- **TASK TO CARRY OUT**:
Work through the data and report how many lines include the string "this", giving the number alone.

(Plotting code records)

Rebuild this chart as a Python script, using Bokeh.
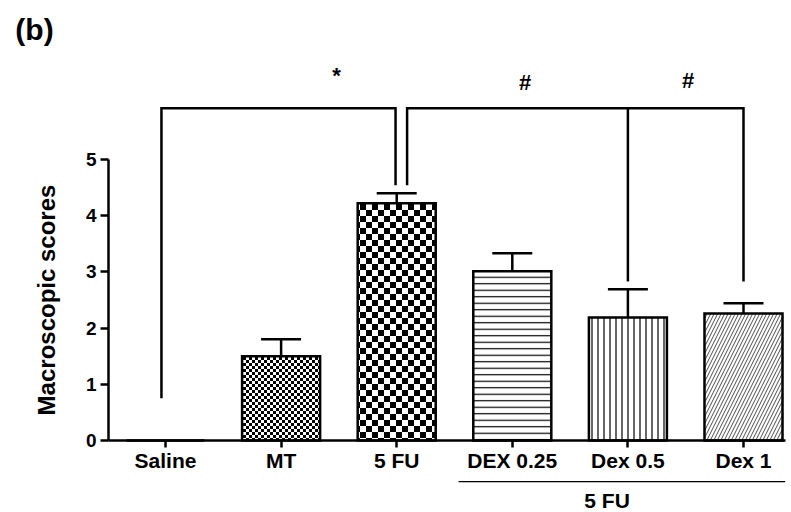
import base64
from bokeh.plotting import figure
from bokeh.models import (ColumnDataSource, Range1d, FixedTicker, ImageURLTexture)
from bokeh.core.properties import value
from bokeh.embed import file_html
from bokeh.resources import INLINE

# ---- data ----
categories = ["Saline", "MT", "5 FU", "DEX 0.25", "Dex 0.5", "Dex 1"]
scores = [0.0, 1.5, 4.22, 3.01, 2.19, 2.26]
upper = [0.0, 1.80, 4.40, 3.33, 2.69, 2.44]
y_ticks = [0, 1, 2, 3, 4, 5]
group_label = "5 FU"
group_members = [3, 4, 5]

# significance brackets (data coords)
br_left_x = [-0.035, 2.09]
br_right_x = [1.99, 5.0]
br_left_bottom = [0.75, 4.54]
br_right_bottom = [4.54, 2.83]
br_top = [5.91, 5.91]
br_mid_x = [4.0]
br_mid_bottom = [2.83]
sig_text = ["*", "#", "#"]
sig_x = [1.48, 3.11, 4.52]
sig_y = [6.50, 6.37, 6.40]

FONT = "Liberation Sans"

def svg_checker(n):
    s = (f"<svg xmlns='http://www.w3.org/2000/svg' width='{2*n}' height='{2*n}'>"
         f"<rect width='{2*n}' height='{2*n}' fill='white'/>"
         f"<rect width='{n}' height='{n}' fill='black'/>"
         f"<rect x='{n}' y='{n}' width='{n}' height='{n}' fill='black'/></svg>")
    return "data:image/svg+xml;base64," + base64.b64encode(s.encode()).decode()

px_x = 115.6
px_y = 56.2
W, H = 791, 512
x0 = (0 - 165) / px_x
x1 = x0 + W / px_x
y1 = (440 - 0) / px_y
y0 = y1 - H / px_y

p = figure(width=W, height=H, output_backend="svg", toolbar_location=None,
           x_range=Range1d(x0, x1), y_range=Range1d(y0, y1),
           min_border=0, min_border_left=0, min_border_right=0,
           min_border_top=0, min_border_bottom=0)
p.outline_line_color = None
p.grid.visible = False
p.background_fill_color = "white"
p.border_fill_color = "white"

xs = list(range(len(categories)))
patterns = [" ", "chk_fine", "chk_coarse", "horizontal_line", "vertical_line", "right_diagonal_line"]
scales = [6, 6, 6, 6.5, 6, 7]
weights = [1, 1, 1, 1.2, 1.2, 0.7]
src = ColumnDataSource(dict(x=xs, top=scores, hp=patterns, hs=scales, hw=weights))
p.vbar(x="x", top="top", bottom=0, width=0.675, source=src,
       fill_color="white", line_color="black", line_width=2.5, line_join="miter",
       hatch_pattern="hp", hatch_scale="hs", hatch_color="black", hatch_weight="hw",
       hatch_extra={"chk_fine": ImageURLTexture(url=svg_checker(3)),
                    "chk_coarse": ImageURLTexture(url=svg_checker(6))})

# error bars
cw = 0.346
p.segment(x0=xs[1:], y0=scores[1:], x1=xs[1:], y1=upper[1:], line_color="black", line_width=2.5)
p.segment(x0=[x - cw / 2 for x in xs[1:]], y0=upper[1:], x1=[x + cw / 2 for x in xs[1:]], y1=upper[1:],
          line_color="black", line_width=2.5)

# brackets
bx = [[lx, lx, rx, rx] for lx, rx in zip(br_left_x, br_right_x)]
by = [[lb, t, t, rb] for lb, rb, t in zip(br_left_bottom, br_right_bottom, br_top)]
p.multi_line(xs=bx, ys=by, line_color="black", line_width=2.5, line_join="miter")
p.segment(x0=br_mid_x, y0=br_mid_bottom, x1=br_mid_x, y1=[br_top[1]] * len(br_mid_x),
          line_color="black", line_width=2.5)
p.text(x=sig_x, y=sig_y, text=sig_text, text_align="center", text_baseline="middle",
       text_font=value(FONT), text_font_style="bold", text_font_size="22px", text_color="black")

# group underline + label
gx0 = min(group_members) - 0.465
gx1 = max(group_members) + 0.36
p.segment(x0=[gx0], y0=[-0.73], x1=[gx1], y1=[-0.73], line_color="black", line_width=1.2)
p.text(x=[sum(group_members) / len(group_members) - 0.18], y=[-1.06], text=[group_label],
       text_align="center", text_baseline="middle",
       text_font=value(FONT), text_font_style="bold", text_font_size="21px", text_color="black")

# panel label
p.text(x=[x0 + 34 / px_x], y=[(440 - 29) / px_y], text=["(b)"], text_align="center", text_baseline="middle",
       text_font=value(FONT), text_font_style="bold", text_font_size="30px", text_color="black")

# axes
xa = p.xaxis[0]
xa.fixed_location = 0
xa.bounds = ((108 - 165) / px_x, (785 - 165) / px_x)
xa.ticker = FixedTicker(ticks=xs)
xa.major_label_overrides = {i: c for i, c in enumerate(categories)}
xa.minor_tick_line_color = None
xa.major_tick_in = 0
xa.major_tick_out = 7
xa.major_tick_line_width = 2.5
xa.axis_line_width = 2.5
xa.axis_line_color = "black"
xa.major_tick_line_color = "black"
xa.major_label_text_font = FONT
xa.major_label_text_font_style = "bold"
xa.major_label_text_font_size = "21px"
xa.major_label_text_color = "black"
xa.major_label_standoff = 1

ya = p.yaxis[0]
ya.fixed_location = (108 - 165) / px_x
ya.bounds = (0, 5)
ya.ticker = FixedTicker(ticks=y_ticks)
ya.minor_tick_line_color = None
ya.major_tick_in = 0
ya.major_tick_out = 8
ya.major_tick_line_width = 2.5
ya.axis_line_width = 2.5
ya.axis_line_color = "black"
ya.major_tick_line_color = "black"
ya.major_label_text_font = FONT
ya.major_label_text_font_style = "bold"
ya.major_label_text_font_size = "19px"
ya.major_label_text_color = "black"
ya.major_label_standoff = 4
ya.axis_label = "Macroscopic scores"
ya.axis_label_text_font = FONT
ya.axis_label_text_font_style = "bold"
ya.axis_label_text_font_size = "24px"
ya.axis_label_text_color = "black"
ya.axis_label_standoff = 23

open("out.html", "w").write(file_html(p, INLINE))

* * *

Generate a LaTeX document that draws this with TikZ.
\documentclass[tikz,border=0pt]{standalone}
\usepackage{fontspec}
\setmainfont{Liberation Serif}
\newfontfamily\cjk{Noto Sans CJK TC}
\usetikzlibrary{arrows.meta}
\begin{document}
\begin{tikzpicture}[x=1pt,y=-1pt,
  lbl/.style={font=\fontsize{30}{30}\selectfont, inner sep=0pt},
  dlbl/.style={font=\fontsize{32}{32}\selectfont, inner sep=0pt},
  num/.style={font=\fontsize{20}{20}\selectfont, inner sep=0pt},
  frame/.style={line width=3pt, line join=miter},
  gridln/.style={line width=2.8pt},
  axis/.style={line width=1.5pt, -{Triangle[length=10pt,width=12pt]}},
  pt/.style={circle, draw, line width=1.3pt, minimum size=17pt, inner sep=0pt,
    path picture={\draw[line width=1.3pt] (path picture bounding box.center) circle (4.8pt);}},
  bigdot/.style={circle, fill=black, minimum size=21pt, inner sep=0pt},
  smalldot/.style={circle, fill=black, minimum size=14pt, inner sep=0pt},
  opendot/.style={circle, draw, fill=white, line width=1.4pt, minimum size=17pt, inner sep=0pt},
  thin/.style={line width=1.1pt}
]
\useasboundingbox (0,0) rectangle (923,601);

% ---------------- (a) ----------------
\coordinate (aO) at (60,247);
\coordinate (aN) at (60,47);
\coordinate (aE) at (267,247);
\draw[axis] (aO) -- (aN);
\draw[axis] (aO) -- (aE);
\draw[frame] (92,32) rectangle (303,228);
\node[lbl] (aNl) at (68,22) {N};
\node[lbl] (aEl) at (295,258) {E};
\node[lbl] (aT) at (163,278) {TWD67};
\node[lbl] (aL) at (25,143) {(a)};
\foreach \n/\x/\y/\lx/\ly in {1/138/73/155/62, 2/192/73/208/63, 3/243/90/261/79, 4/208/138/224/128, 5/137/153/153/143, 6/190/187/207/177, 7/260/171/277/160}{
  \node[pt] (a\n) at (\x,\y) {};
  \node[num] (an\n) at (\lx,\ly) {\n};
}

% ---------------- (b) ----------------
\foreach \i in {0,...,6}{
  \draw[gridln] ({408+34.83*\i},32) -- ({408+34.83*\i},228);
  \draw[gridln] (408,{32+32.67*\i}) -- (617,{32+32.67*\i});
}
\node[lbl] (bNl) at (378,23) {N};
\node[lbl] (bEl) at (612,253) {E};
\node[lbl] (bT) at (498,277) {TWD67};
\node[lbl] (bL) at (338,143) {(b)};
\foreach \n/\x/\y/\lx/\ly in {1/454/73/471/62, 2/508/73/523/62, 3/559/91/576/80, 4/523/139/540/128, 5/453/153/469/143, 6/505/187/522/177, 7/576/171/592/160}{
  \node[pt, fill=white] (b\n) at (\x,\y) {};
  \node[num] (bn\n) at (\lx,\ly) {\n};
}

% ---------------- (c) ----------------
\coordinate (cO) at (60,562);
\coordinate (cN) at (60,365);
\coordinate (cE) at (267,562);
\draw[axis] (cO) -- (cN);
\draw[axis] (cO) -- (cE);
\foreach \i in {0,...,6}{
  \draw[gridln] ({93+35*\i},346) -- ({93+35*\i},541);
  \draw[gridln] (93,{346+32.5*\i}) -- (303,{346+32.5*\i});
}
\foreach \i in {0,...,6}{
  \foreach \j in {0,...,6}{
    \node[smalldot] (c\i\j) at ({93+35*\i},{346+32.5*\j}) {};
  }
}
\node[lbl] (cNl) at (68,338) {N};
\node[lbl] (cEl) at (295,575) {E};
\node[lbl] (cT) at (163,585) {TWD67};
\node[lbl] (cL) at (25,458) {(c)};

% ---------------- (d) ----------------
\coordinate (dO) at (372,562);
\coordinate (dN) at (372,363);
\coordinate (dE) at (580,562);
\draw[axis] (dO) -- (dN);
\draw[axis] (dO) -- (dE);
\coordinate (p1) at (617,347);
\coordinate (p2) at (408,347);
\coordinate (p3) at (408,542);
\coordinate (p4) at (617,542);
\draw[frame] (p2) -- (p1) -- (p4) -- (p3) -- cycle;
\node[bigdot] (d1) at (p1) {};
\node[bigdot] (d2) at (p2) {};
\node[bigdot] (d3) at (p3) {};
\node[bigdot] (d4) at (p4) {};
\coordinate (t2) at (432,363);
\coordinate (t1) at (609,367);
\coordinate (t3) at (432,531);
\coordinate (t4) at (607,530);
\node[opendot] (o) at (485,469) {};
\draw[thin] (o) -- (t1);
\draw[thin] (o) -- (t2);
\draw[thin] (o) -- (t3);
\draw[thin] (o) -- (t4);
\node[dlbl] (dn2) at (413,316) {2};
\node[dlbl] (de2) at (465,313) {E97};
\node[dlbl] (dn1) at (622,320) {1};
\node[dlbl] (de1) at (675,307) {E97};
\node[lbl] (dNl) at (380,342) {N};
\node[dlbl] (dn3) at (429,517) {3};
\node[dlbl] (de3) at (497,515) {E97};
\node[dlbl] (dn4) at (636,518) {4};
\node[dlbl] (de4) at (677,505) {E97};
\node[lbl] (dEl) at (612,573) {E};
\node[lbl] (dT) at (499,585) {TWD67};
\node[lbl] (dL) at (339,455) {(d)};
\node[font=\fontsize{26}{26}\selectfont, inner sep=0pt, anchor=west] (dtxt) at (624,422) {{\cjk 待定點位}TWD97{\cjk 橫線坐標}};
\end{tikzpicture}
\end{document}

- **WRITTEN RESPONSE**:
2